# Baby rudin theorem 10.7

analysiscomplex-analysisfunctional-analysislinear algebrareal-analysis

We need this definition for the proof of the theorem:

Here is the theorem:
Suppose $$F$$ is a $$\mathscr C'$$ – mapping ( that means continuously differentiability) of an open set E $$\subset R^n$$ into $$R^n$$, $$0 \in E$$, $$F(0) = 0$$, and $$F'(0)$$ is invertible.

Then there is a neighborhood of $$0$$ in $$R^n$$ in which a representation: $$\mathbf{F}(\mathbf{x})=B_1\cdots B_{n-1}\mathbf{G}_n\circ \cdots \mathbf{G}_1(\mathbf{x})$$.

is valid.
with each $$\mathbf{G}_i$$ being a primitive $$\mathscr{C'}$$ mapping in some neighborhood of $$0$$, $$\mathbf{G}_i(\mathbf{0})=0$$, and $$\mathbf{G'}_i(0)$$ is invertible, and each $$B_i$$ is either a flip or the identity operator.

Here is the proof:

Put $$F = F_1$$. Assume $$1 \leq m \leq n – 1,$$ and make the following induction hypothesis ( which evidently holds for $$m$$= 1):

$$V_m$$ is a neighborhood of $$0$$, $$F_m$$ $$\in$$ $$\mathscr C'(V_m)$$, $$F_m(0)$$ = $$0$$, $$F_m'(0)$$ is invertible, and

$$P_{m-1}F_m(x) = P_{m-1}x ( x \in V_m). \tag{\star}$$

by ($$\star$$), we have:

$$F_m(x) = P_{m-1}x + \sum_{i=m}^n \alpha_i(x)e_i\tag{\ast}$$

where $$\alpha_m,…,\alpha_n$$ are real $$\mathscr C'$$-functions in $$V_m$$.

I don't understand from where does the last equality ($$\ast$$) comes.

I would be grateful for any kind of help.

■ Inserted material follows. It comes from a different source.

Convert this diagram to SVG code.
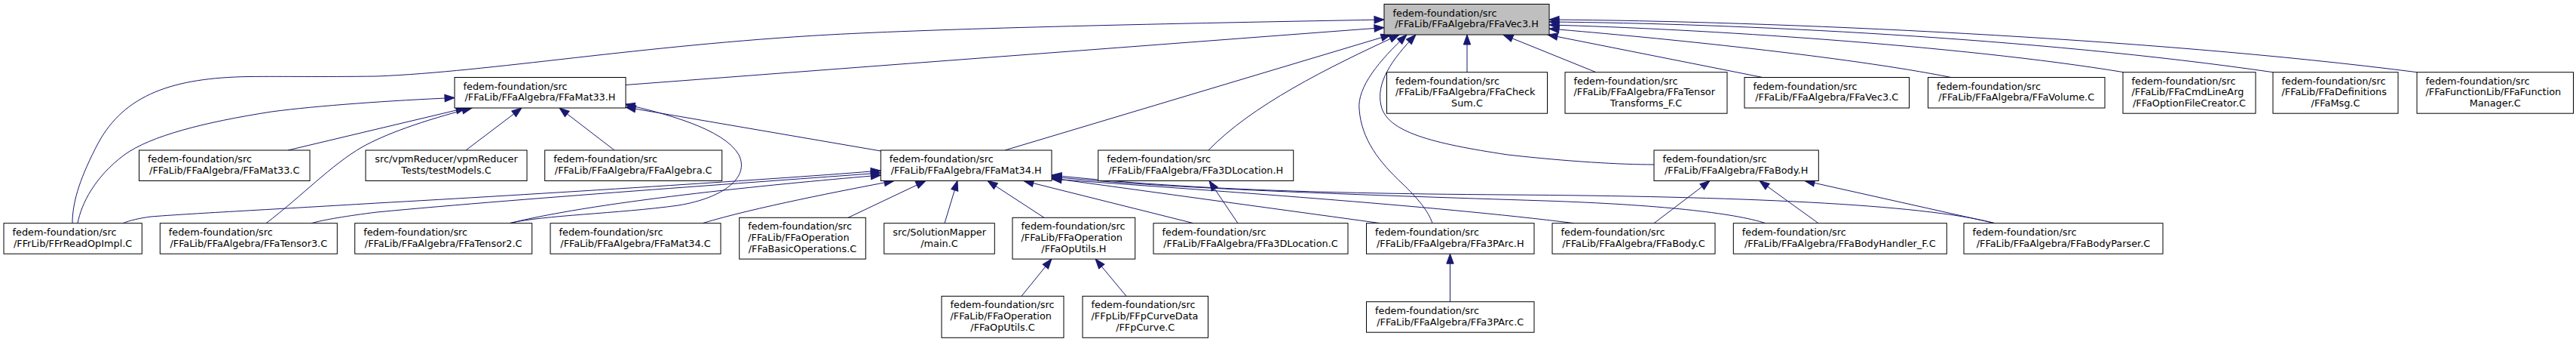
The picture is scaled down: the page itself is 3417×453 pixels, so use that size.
<svg xmlns="http://www.w3.org/2000/svg" width="3417" height="453" viewBox="0 0 3417 453">
<style>
.node rect{fill:#fff;stroke:#000;stroke-width:1}
.node text{font-family:"DejaVu Sans","Liberation Sans",sans-serif;font-size:12.85px;fill:#000}
.node text.m{text-anchor:middle}
#root rect{fill:#bfbfbf}
.edges path{fill:none;stroke:#191970;stroke-width:1;marker-start:url(#arr)}
</style>
<defs>
<marker id="arr" markerUnits="userSpaceOnUse" markerWidth="16" markerHeight="14" viewBox="-1 -7 16 14" refX="13" refY="0" orient="auto-start-reverse" overflow="visible">
<path d="M0,-4.7 L13,0 L0,4.7 Z" fill="#191970" stroke="#191970" stroke-width="1"/>
</marker>
</defs>
<rect x="0" y="0" width="3417" height="453" fill="#fff"/>
<g class="edges" id="edges">
<path d="M1836,36.5 L830,112.5"/>
<path d="M1836,26 C1500,32 1250,38 1100,46 C850,60 650,95 500,101 C420,102 380,101 330,101.5 C230,103 165,125 130,190 C108,232 96,265 96,295.7"/>
<path d="M1845,46 L1333,199"/>
<path d="M1856,46 C1760,90 1660,140 1603,199"/>
<path d="M1866,46 C1830,80 1800,115 1803,145 C1806,185 1830,215 1860,243 C1880,262 1895,280 1900,295.7"/>
<path d="M1878,46 C1845,80 1825,110 1832,140 C1840,175 1900,190 2000,205 C2080,214 2150,218 2194,218"/>
<path d="M1946,46 L1946,95.7"/>
<path d="M1994,46 L2117,95.7"/>
<path d="M2053,46 L2338,102.5"/>
<path d="M2055,38 C2200,50 2450,75 2588,102.5"/>
<path d="M2055,33 C2250,38 2600,60 2817,95.7"/>
<path d="M2055,29 C2300,31 2700,50 3015,95.7"/>
<path d="M2055,26 C2350,28 2850,50 3206,95.7"/>
<path d="M603,129.5 C520,133 420,140 360,148 C270,162 200,180 165,205 C125,235 108,270 103,295.7"/>
<path d="M618,143 L382,199"/>
<path d="M626,143 C560,160 510,178 480,195 C440,218 400,260 353,295.7"/>
<path d="M692,143 L618,199"/>
<path d="M742,143 L815,199"/>
<path d="M829,138 C880,150 960,170 980,205 C995,235 960,262 900,272 C820,283 720,285 676,295.7"/>
<path d="M830,142 L1168.3,200"/>
<path d="M1168.3,226 C1050,236 700,258 500,269 C350,278 250,283 200,287 C185,289 172,292 163,295.7"/>
<path d="M1168.3,229 C1050,238 700,262 500,281 C460,286 430,291 413,295.7"/>
<path d="M1168.3,232 C1050,242 800,265 676,295.7"/>
<path d="M1186,239.5 C1120,252 1000,275 932,295.7"/>
<path d="M1228,239.5 L1125,288.3"/>
<path d="M1270,239.5 L1253,295.7"/>
<path d="M1310,239.5 L1385,288.3"/>
<path d="M1358,239.5 L1583,295.7"/>
<path d="M1395,236 L1831,295.7"/>
<path d="M1395,237 C1600,252 1900,272 2088,295.7"/>
<path d="M1395,234 C1550,250 1800,258 2050,266 C2200,271 2300,282 2342,295.7"/>
<path d="M1395,232 C1550,248 1700,256 2000,258 C2300,260 2550,270 2646,295.7"/>
<path d="M1604,239.5 L1642,295.7"/>
<path d="M1395,343 L1355,392.3"/>
<path d="M1453,343 L1494,392.3"/>
<path d="M1923.5,336.2 L1923.5,399.7"/>
<path d="M2268,239.5 L2194,295.7"/>
<path d="M2334,239.5 L2412,295.7"/>
<path d="M2394,239.5 L2646,295.7"/>
</g>
<g class="node" id="root"><rect x="1836" y="5.5" width="219" height="40.5"/><text x="1847.5" y="21.5">fedem-foundation/src</text><text class="m" x="1945.5" y="36.3">/FFaLib/FFaAlgebra/FFaVec3.H</text></g>
<g class="node" id="n_mat33h"><rect x="603" y="102.5" width="227" height="40.5"/><text x="614.5" y="118.5">fedem-foundation/src</text><text class="m" x="716.5" y="133.3">/FFaLib/FFaAlgebra/FFaMat33.H</text></g>
<g class="node" id="n_checksum"><rect x="1839.5" y="95.7" width="213" height="54.5"/><text x="1851" y="111.5">fedem-foundation/src</text><text x="1851" y="126.3">/FFaLib/FFaAlgebra/FFaCheck</text><text class="m" x="1946" y="141.1">Sum.C</text></g>
<g class="node" id="n_tensortr"><rect x="2076" y="95.7" width="215" height="54.5"/><text x="2087.5" y="111.5">fedem-foundation/src</text><text x="2087.5" y="126.3">/FFaLib/FFaAlgebra/FFaTensor</text><text class="m" x="2183.5" y="141.1">Transforms_F.C</text></g>
<g class="node" id="n_vec3c"><rect x="2314" y="102.5" width="218.5" height="40.5"/><text x="2325.5" y="118.5">fedem-foundation/src</text><text class="m" x="2423.25" y="133.3">/FFaLib/FFaAlgebra/FFaVec3.C</text></g>
<g class="node" id="n_volume"><rect x="2557.5" y="102.5" width="234.5" height="40.5"/><text x="2569" y="118.5">fedem-foundation/src</text><text class="m" x="2674.75" y="133.3">/FFaLib/FFaAlgebra/FFaVolume.C</text></g>
<g class="node" id="n_optfile"><rect x="2816" y="95.7" width="176" height="54.5"/><text x="2827.5" y="111.5">fedem-foundation/src</text><text x="2827.5" y="126.3">/FFaLib/FFaCmdLineArg</text><text class="m" x="2904" y="141.1">/FFaOptionFileCreator.C</text></g>
<g class="node" id="n_msg"><rect x="3015" y="95.7" width="166" height="54.5"/><text x="3026.5" y="111.5">fedem-foundation/src</text><text x="3026.5" y="126.3">/FFaLib/FFaDefinitions</text><text class="m" x="3098" y="141.1">/FFaMsg.C</text></g>
<g class="node" id="n_funcmgr"><rect x="3206" y="95.7" width="207.5" height="54.5"/><text x="3217.5" y="111.5">fedem-foundation/src</text><text x="3217.5" y="126.3">/FFaFunctionLib/FFaFunction</text><text class="m" x="3309.75" y="141.1">Manager.C</text></g>
<g class="node" id="n_mat33c"><rect x="184.5" y="199" width="226.5" height="40.5"/><text x="196" y="215">fedem-foundation/src</text><text class="m" x="297.75" y="229.8">/FFaLib/FFaAlgebra/FFaMat33.C</text></g>
<g class="node" id="n_testmodels"><rect x="485" y="199" width="214" height="40.5"/><text class="m" x="592" y="215">src/vpmReducer/vpmReducer</text><text class="m" x="592" y="229.8">Tests/testModels.C</text></g>
<g class="node" id="n_algebra"><rect x="722.7" y="199" width="235" height="40.5"/><text x="734.2" y="215">fedem-foundation/src</text><text class="m" x="840.2" y="229.8">/FFaLib/FFaAlgebra/FFaAlgebra.C</text></g>
<g class="node" id="n_mat34h"><rect x="1168.3" y="199" width="226.7" height="40.5"/><text x="1179.8" y="215">fedem-foundation/src</text><text class="m" x="1281.65" y="229.8">/FFaLib/FFaAlgebra/FFaMat34.H</text></g>
<g class="node" id="n_3dloch"><rect x="1456.7" y="199" width="259" height="40.5"/><text x="1468.2" y="215">fedem-foundation/src</text><text class="m" x="1586.2" y="229.8">/FFaLib/FFaAlgebra/FFa3DLocation.H</text></g>
<g class="node" id="n_bodyh"><rect x="2194" y="199" width="218.3" height="40.5"/><text x="2205.5" y="215">fedem-foundation/src</text><text class="m" x="2303.15" y="229.8">/FFaLib/FFaAlgebra/FFaBody.H</text></g>
<g class="node" id="n_readop"><rect x="5" y="295.7" width="183.3" height="40.5"/><text x="16.5" y="311.7">fedem-foundation/src</text><text class="m" x="96.65" y="326.5">/FFrLib/FFrReadOpImpl.C</text></g>
<g class="node" id="n_tensor3"><rect x="212.3" y="295.7" width="235" height="40.5"/><text x="223.8" y="311.7">fedem-foundation/src</text><text class="m" x="329.8" y="326.5">/FFaLib/FFaAlgebra/FFaTensor3.C</text></g>
<g class="node" id="n_tensor2"><rect x="470.7" y="295.7" width="235" height="40.5"/><text x="482.2" y="311.7">fedem-foundation/src</text><text class="m" x="588.2" y="326.5">/FFaLib/FFaAlgebra/FFaTensor2.C</text></g>
<g class="node" id="n_mat34c"><rect x="730" y="295.7" width="226" height="40.5"/><text x="741.5" y="311.7">fedem-foundation/src</text><text class="m" x="843" y="326.5">/FFaLib/FFaAlgebra/FFaMat34.C</text></g>
<g class="node" id="n_basicops"><rect x="980.7" y="288.3" width="167.6" height="54.8"/><text x="992.2" y="304.1">fedem-foundation/src</text><text x="992.2" y="318.9">/FFaLib/FFaOperation</text><text class="m" x="1064.5" y="333.7">/FFaBasicOperations.C</text></g>
<g class="node" id="n_main"><rect x="1172.7" y="295.7" width="146.6" height="40.5"/><text x="1184.2" y="311.7">src/SolutionMapper</text><text class="m" x="1246" y="326.5">/main.C</text></g>
<g class="node" id="n_oputilsh"><rect x="1343" y="288.3" width="162.7" height="54.8"/><text x="1354.5" y="304.1">fedem-foundation/src</text><text x="1354.5" y="318.9">/FFaLib/FFaOperation</text><text class="m" x="1424.35" y="333.7">/FFaOpUtils.H</text></g>
<g class="node" id="n_3dlocc"><rect x="1530" y="295.7" width="258" height="40.5"/><text x="1541.5" y="311.7">fedem-foundation/src</text><text class="m" x="1659" y="326.5">/FFaLib/FFaAlgebra/FFa3DLocation.C</text></g>
<g class="node" id="n_3parch"><rect x="1812.5" y="295.7" width="222.5" height="40.5"/><text x="1824" y="311.7">fedem-foundation/src</text><text class="m" x="1923.75" y="326.5">/FFaLib/FFaAlgebra/FFa3PArc.H</text></g>
<g class="node" id="n_bodyc"><rect x="2059" y="295.7" width="216" height="40.5"/><text x="2070.5" y="311.7">fedem-foundation/src</text><text class="m" x="2167" y="326.5">/FFaLib/FFaAlgebra/FFaBody.C</text></g>
<g class="node" id="n_bodyhandler"><rect x="2299.3" y="295.7" width="283" height="40.5"/><text x="2310.8" y="311.7">fedem-foundation/src</text><text class="m" x="2440.8" y="326.5">/FFaLib/FFaAlgebra/FFaBodyHandler_F.C</text></g>
<g class="node" id="n_bodyparser"><rect x="2605" y="295.7" width="264" height="40.5"/><text x="2616.5" y="311.7">fedem-foundation/src</text><text class="m" x="2737" y="326.5">/FFaLib/FFaAlgebra/FFaBodyParser.C</text></g>
<g class="node" id="n_oputilsc"><rect x="1249" y="392.3" width="162" height="55"/><text x="1260.5" y="408.1">fedem-foundation/src</text><text x="1260.5" y="422.9">/FFaLib/FFaOperation</text><text class="m" x="1330" y="437.7">/FFaOpUtils.C</text></g>
<g class="node" id="n_ffpcurve"><rect x="1436" y="392.3" width="166.5" height="55"/><text x="1447.5" y="408.1">fedem-foundation/src</text><text x="1447.5" y="422.9">/FFpLib/FFpCurveData</text><text class="m" x="1519.25" y="437.7">/FFpCurve.C</text></g>
<g class="node" id="n_3parcc"><rect x="1812.5" y="399.7" width="222.5" height="40.5"/><text x="1824" y="415.7">fedem-foundation/src</text><text class="m" x="1923.75" y="430.5">/FFaLib/FFaAlgebra/FFa3PArc.C</text></g>
</svg>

Since $$F$$ maps $$V_m$$ into $$\mathbb R^n,$$ it has the form
$$\tag 1 F_m(x)=\alpha_1(x)\vec e_1+\cdots \alpha_{m-1}(x)\vec e_{m-1}+\alpha_m(x)\vec e_m\cdots +\alpha_n(x)\vec e_n.$$
$$\tag 2 P_{m-1}F_{m}=\alpha_1(x)\vec e_1+\cdots \alpha_{m-1}(x)\vec e_{m-1}=P_{m-1}x.$$
Now, combine $$(1)$$ and $$(2).$$